免疫进程检查：若进程属于以下类型，直接返回 0（不会被杀死）

1、内核线程（无用户空间内存）。

2、Init 进程（PID=1）。

3、受内存控制组（cgroup）限制且无法终止的进程

复制代码

p = find_lock_task_mm(p);
if (!p)
    return 0;

锁定进程内存描述符：

1、锁定进程的 task_struct 和 mm_struct，确保内存状态一致。

2、若进程无活跃内存（如僵尸进程），跳过计算

复制代码

adj = (long)p->signal->oom_score_adj;
if (adj == OOM_SCORE_ADJ_MIN || test_bit(MMF_OOM_SKIP, &p->mm->flags) || in_vfork(p)) {
    task_unlock(p);
    return 0;
}

三种保护情况：

1、oom_score_adj = -1000：用户显式标记"永不杀死"（如 SSH 守护进程）

2、MMF_OOM_SKIP 标志：内核标记跳过 OOM（如关键驱动）。

3、in_vfork()：进程处于 vfork() 状态（父子进程共享内存，杀死可能破坏状态）

复制代码

points = get_mm_rss(p->mm) + get_mm_counter(p->mm, MM_SWAPENTS) +
         mm_pgtables_bytes(p->mm) / PAGE_SIZE;

基础内存占用计算：计算进程的三部分内存开销：

1、RSS（常驻物理内存）：get_mm_rss(p->mm)

2、Swap 占用：get_mm_counter(p->mm, MM_SWAPENTS)
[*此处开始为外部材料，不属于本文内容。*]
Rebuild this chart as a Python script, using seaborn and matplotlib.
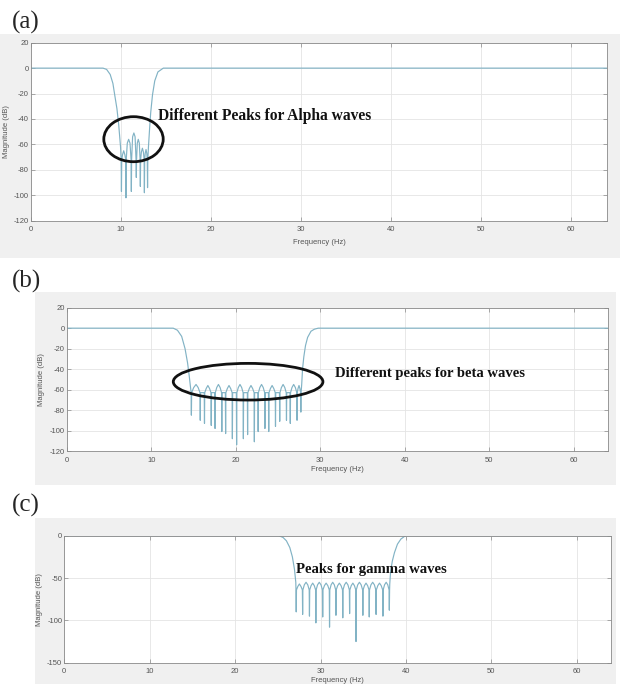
import numpy as np
import pandas as pd
import seaborn as sns
import matplotlib.pyplot as plt
from matplotlib.patches import Ellipse, Rectangle

# ---- panel (a): alpha band-stop ----
a_lo_hz = [0, 8.0, 8.4, 8.8, 9.1, 9.3, 9.55, 9.75, 9.95]
a_lo_db = [0, 0, -1, -5, -12, -21, -32, -45, -62]
a_null_hz = [10.05, 10.55, 11.15, 11.7, 12.15, 12.6, 12.95]
a_null_db = [-97, -102, -97, -86, -93, -98, -94]
a_lobe_hz = [10.3, 10.85, 11.43, 11.92, 12.38, 12.78]
a_lobe_db = [-65, -56, -51, -56, -63, -64]
a_hi_hz = [13.05, 13.2, 13.3, 13.5, 13.75, 14.1, 14.7, 64]
a_hi_db = [-62, -45, -35, -21, -10, -3, 0, 0]

# ---- panel (b): beta band-stop ----
b_lo_hz = [0, 12.6, 13.1, 13.6, 14.0, 14.3, 14.5, 14.65]
b_lo_db = [0, 0, -2, -8, -20, -34, -47, -58]
b_null_hz = [14.75, 15.8, 16.3, 17.1, 17.55, 18.35, 18.8, 19.6, 20.1, 20.9, 21.4,
             22.2, 22.65, 23.45, 23.9, 24.7, 25.2, 26.0, 26.45, 27.25, 27.7]
b_null_db = [-85, -90, -93, -95, -98, -101, -103, -108, -114, -108, -104,
             -111, -101, -98, -101, -96, -91, -90, -93, -90, -82]
b_lobe_hz = [15.3, 16.7, 17.95, 19.2, 20.5, 21.8, 23.05, 24.3, 25.6, 26.85, 27.48]
b_lobe_db = [-55, -56, -55, -56, -55, -56, -55, -56, -55, -55, -56]
b_hi_hz = [27.8, 27.9, 28.05, 28.25, 28.5, 28.9, 29.3, 29.75, 64]
b_hi_db = [-55, -40, -28, -17, -9, -3, -1, 0, 0]

# ---- panel (c): gamma band-stop ----
c_lo_hz = [0, 25.1, 25.6, 26.0, 26.4, 26.7, 26.95, 27.1]
c_lo_db = [0, 0, -2, -6, -14, -25, -40, -55]
c_null_hz = [27.15, 27.9, 28.7, 29.45, 30.25, 31.05, 31.8, 32.6, 33.4, 34.15,
             34.95, 35.7, 36.5, 37.3, 38.05]
c_null_db = [-90, -93, -95, -103, -96, -108, -94, -97, -92, -125,
             -94, -96, -93, -95, -88]
c_lobe_hz = [27.52, 28.3, 29.08, 29.85, 30.65, 31.42, 32.2, 33.0, 33.78, 34.55,
             35.32, 36.1, 36.9, 37.68]
c_lobe_db = [-57, -55, -56, -55, -56, -55, -56, -55, -56, -55, -56, -55, -56, -55]
c_hi_hz = [38.1, 38.2, 38.4, 38.65, 39.0, 39.4, 39.8, 40.1, 64]
c_hi_db = [-57, -42, -30, -20, -10, -4, -1, 0, 0]

xticks = [0, 10, 20, 30, 40, 50, 60]
ab_yticks = [20, 0, -20, -40, -60, -80, -100, -120]
c_yticks = [0, -50, -100, -150]

line_color = "#82b3c5"


def build_curve(lo_hz, lo_db, null_hz, null_db, lobe_hz, lobe_db, floor_db, hi_hz, hi_db):
    pts = list(zip(lo_hz, lo_db)) + list(zip(hi_hz, hi_db))
    w = 0.03
    for f, d in zip(null_hz, null_db):
        pts += [(f - w, floor_db), (f, d), (f + w, floor_db)]
    nulls = np.array(null_hz)
    for c, p in zip(lobe_hz, lobe_db):
        left = nulls[nulls < c].max()
        right = nulls[nulls > c].min()
        pts += [(c - 0.5 * (c - left), p - 3), (c, p), (c + 0.5 * (right - c), p - 3)]
    pts.sort(key=lambda t: t[0])
    return pd.DataFrame(pts, columns=["Frequency (Hz)", "Magnitude (dB)"])


sns.set_theme(style="white")
plt.rcParams["font.family"] = ["Liberation Sans", "DejaVu Sans"]
plt.rcParams["axes.unicode_minus"] = False

fig = plt.figure(figsize=(6.2, 6.84), dpi=100)
W, H = 620, 684

# grey figure panels behind each plot
for x0, y0, x1, y1 in [(0, 34, 620, 258), (35, 292, 616, 485), (35, 518, 616, 684)]:
    fig.add_artist(Rectangle((x0 / W, 1 - y1 / H), (x1 - x0) / W, (y1 - y0) / H,
                             transform=fig.transFigure, facecolor="#f0f0f0",
                             edgecolor="none", zorder=-1))

panels = [
    dict(box=(31, 42.7, 607, 220.7), label="(a)", lab_xy=(12, 29), xlabpad=4,
         curve=build_curve(a_lo_hz, a_lo_db, a_null_hz, a_null_db, a_lobe_hz, a_lobe_db, -72, a_hi_hz, a_hi_db),
         yticks=ab_yticks, ylim=(-120, 20),
         text="Different Peaks for Alpha waves", text_size=11.2, text_xy=(14.1, -38),
         ellipse=((11.39, -55.9), 6.6, 35.4)),
    dict(box=(66.7, 307.7, 607.7, 451), label="(b)", lab_xy=(12, 288), xlabpad=2,
         curve=build_curve(b_lo_hz, b_lo_db, b_null_hz, b_null_db, b_lobe_hz, b_lobe_db, -63, b_hi_hz, b_hi_db),
         yticks=ab_yticks, ylim=(-120, 20),
         text="Different peaks for beta waves", text_size=10.5, text_xy=(31.75, -44),
         ellipse=((21.46, -52.3), 17.7, 35.8)),
    dict(box=(64.3, 535.7, 611, 662.7), label="(c)", lab_xy=(12, 512), xlabpad=1.5,
         curve=build_curve(c_lo_hz, c_lo_db, c_null_hz, c_null_db, c_lobe_hz, c_lobe_db, -64, c_hi_hz, c_hi_db),
         yticks=c_yticks, ylim=(-150, 0),
         text="Peaks for gamma waves", text_size=10.6, text_xy=(27.1, -40.5),
         ellipse=None),
]

for p in panels:
    x0, y0, x1, y1 = p["box"]
    ax = fig.add_axes([x0 / W, 1 - y1 / H, (x1 - x0) / W, (y1 - y0) / H])
    ax.set_facecolor("white")
    sns.lineplot(data=p["curve"], x="Frequency (Hz)", y="Magnitude (dB)", ax=ax,
                 color=line_color, lw=0.85, estimator=None, sort=False)
    ax.set_xlim(0, 64)
    ax.set_ylim(*p["ylim"])
    ax.set_xticks(xticks)
    ax.set_yticks(p["yticks"])
    ax.grid(True, color="#e4e4e4", lw=0.6)
    ax.tick_params(direction="in", length=3, width=0.5, colors="#8a8a8a",
                   labelcolor="#555555", labelsize=5.5,
                   top=True, right=True, bottom=True, left=True)
    ax.tick_params(axis="x", pad=4)
    ax.tick_params(axis="y", pad=1.5)
    for s in ax.spines.values():
        s.set_color("#8a8a8a")
        s.set_linewidth(0.6)
    ax.set_xlabel("Frequency (Hz)", fontsize=5.5, color="#555555", labelpad=p["xlabpad"])
    ax.set_ylabel("Magnitude (dB)", fontsize=5.5, color="#555555", labelpad=3)
    ax.text(*p["text_xy"], p["text"], fontsize=p["text_size"], fontweight="bold",
            family=["Liberation Serif", "DejaVu Serif"], va="center", ha="left", color="#111111")
    if p["ellipse"] is not None:
        (cx, cy), ew, eh = p["ellipse"]
        ax.add_patch(Ellipse((cx, cy), ew, eh, fill=False, edgecolor="#111111", lw=2.0, zorder=5))
    lx, ly = p["lab_xy"]
    fig.text(lx / W, 1 - ly / H, p["label"], fontsize=18,
             family=["Liberation Serif", "DejaVu Serif"], va="baseline", ha="left")

fig.savefig("out.png", dpi=100)
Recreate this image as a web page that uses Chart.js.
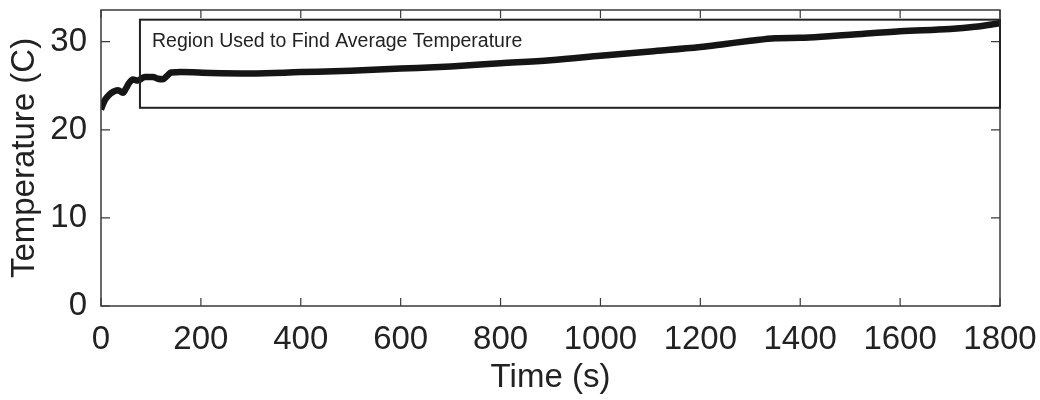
<!DOCTYPE html>
<html>
<head>
<meta charset="utf-8">
<script src="https://cdn.jsdelivr.net/npm/chart.js@4.4.0/dist/chart.umd.min.js"></script>
<style>
  html, body { margin: 0; padding: 0; background: #fff; }
  #wrap { width: 1040px; height: 400px; }
</style>
</head>
<body>
<div id="wrap"><canvas id="tempChart" width="1040" height="400"></canvas></div>
<script>
// values
const timeS = [0, 4, 8, 15, 24, 34, 44, 50, 56, 64, 74, 88, 104, 114, 124, 132, 140, 160, 220, 300, 400, 500, 600,
  700, 800, 900, 1000, 1100, 1200, 1250, 1300, 1350, 1400, 1450, 1500, 1600, 1700, 1750, 1800];
const tempC = [22.3, 22.9, 23.4, 23.9, 24.3, 24.5, 24.2, 24.7, 25.3, 25.7, 25.6, 26.0, 26.0, 25.8, 25.75, 26.1, 26.5,
  26.55, 26.45, 26.4, 26.55, 26.7, 26.95, 27.2, 27.55, 27.9, 28.4, 28.9, 29.4, 29.75, 30.1, 30.4, 30.45, 30.6, 30.8,
  31.2, 31.45, 31.7, 32.1];

const xTicks = [0, 200, 400, 600, 800, 1000, 1200, 1400, 1600, 1800];
const yTicks = [0, 10, 20, 30];
const xRange = [0, 1800];
const yRange = [0, 33.6];

const regionX = [78, 1800];
const regionY = [22.5, 32.5];
const regionLabel = 'Region Used to Find Average Temperature';
const xTitle = 'Time (s)';
const yTitle = 'Temperature (C)';

const FONT = "'Liberation Sans', Arial, Helvetica, sans-serif";
const AXIS = '#3a3a3a';

// box round the plot, inward ticks on all sides, and the region annotation
const framePlugin = {
  id: 'frame',
  afterDraw(chart) {
    const { ctx, chartArea: a, scales: { x, y } } = chart;
    ctx.save();
    ctx.strokeStyle = AXIS;
    ctx.lineWidth = 1.5;
    ctx.strokeRect(a.left, a.top, a.right - a.left, a.bottom - a.top);

    ctx.lineWidth = 1.2;
    ctx.beginPath();
    for (const v of xTicks) {
      const px = x.getPixelForValue(v);
      ctx.moveTo(px, a.bottom); ctx.lineTo(px, a.bottom - 8);
      ctx.moveTo(px, a.top);    ctx.lineTo(px, a.top + 8);
    }
    for (const v of yTicks) {
      const py = y.getPixelForValue(v);
      ctx.moveTo(a.left, py);  ctx.lineTo(a.left + 9, py);
      ctx.moveTo(a.right, py); ctx.lineTo(a.right - 9, py);
    }
    ctx.stroke();

    const rx1 = x.getPixelForValue(regionX[0]);
    const rx2 = x.getPixelForValue(regionX[1]);
    const ry1 = y.getPixelForValue(regionY[1]);
    const ry2 = y.getPixelForValue(regionY[0]);
    ctx.strokeStyle = '#222';
    ctx.lineWidth = 2;
    ctx.strokeRect(rx1, ry1, rx2 - rx1, ry2 - ry1);

    ctx.fillStyle = '#222';
    ctx.font = `19.5px ${FONT}`;
    ctx.textBaseline = 'alphabetic';
    ctx.textAlign = 'left';
    ctx.fillText(regionLabel, rx1 + 12, ry1 + 27);
    ctx.restore();
  },
};

const ctx = document.getElementById('tempChart').getContext('2d');
const chart = new Chart(ctx, {
  type: 'scatter',
  data: {
    datasets: [{
      data: timeS.map((t, i) => ({ x: t, y: tempC[i] })),
      showLine: true,
      borderColor: '#151515',
      borderWidth: 6.5,
      pointRadius: 0,
      cubicInterpolationMode: 'monotone',
    }],
  },
  options: {
    responsive: false,
    animation: false,
    layout: { padding: { top: 10, right: 40, left: 0, bottom: 0 } },
    scales: {
      x: {
        type: 'linear',
        min: xRange[0],
        max: xRange[1],
        afterBuildTicks: (s) => { s.ticks = xTicks.map(v => ({ value: v })); },
        afterFit: (s) => { s.height = 94; s.paddingLeft = 0; s.paddingRight = 0; },
        ticks: { color: '#222', font: { family: FONT, size: 33 }, padding: 14, maxRotation: 0,
                 callback: (v) => String(v) },
        grid: { display: false, drawTicks: false },
        border: { display: false },
        title: { display: true, text: xTitle, color: '#222', font: { family: FONT, size: 33 }, padding: { top: 0, bottom: 2 } },
      },
      y: {
        type: 'linear',
        min: yRange[0],
        max: yRange[1],
        afterBuildTicks: (s) => { s.ticks = yTicks.map(v => ({ value: v })); },
        afterFit: (s) => { s.width = 101; s.paddingTop = 0; s.paddingBottom = 0; },
        ticks: { color: '#222', font: { family: FONT, size: 33 }, padding: 14, callback: (v) => String(v) },
        grid: { display: false, drawTicks: false },
        border: { display: false },
        title: { display: true, text: yTitle, color: '#222', font: { family: FONT, size: 33 }, padding: { top: 5, bottom: 0 } },
      },
    },
    plugins: {
      legend: { display: false },
      tooltip: { enabled: false },
    },
  },
  plugins: [framePlugin],
});
</script>
</body>
</html>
3、页表内存：mm_pgtables_bytes(p->mm) / PAGE_SIZE（转换为页面数）

复制代码

adj *= totalpages / 1000;
points += adj;

oom_score_adj 的作用：用户可通过 /proc//oom_score_adj 调整分数（范围 -1000 到 1000）

复制代码

return points > 0 ? points : 1;

确保返回值 ≥1，避免免疫进程外的任务得 0 分（即使分数为负也返回 1）

总结：权重优先级

1、内存占用主导：RSS + Swap + 页表内存是基础分，占比最大。

2、用户控制权：oom_score_adj 允许精准调控进程生死（如保护数据库，牺牲日志服务）权重优先级。